Argument | Default value | Info |
---|---|---|
--train |
False | Flag to perform training |
--test |
False | Flag to perform testing |
--batch_size |
20 | Batch size to be utilized |
--lr |
1e-04 | Learning rate to use |
--channel_factor |
1 | Channel factor adopts the number of channels utilized in the U-Net |
--device |
'cuda' | Device to use (cuda recommended) |
--gpus_to_use |
'0' | Indexes of the GPUs to be use |
--use_data_parallel |
False | Use multiple GPUs |
--load_generator_network |
None | Path of the generator network to be loaded (.pt) |
--load_discriminator_network |
None | Path of the discriminator network to be loaded (.pt) |
--load_pretrained_vgg16 |
'pre_trained_models/vgg_places_365.pt' | Path of the pre-trained VGG 16 to be loaded (.pt) |
--path_to_places365 |
'places365_standard' | Path to places365 dataset |
--epochs |
50 | Epochs to perform while training |
While training logs and models gets save automatically to the saved_data
file. Inference plots also gets saved in the
same folder.
Results
With limited compute budget I was not able to reproduce the results form the paper. The plot, shown below, was after approximately 24h of training on a single Nvidia Tesla V100. After 24h the whole performance dropped again. However, due to the limited computing power, I was only able to train 48h.
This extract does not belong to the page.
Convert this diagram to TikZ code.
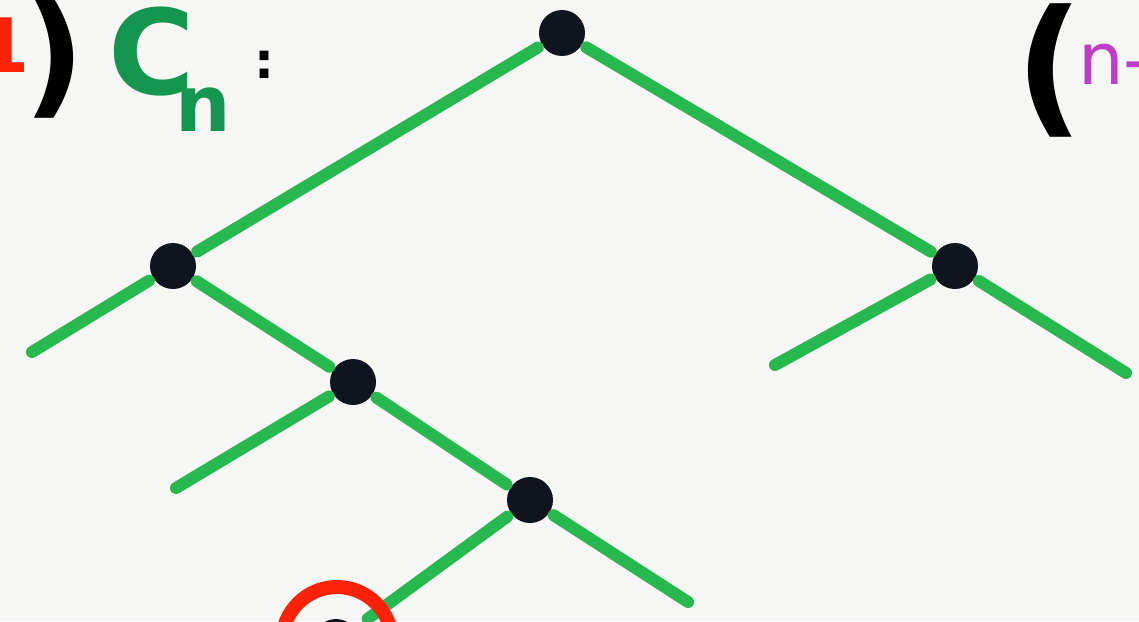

VGG-16 Fine-Tuning Details
The VGG-16 network is fine-tuned on the higher resolution images for three epochs. In contrast to the original training script the Adam optimizer is utilized. Validation results before and after the fine-tuning on the full resolution is presented in the table below.
Top-1 accuracy | Top-5 accuracy | |
---|---|---|
Before fine-tuning | 7.493 | 23.047 |
After fine-tuning | 51.140 | 82.085 |
Additional hyperparameters can be seen in the training script.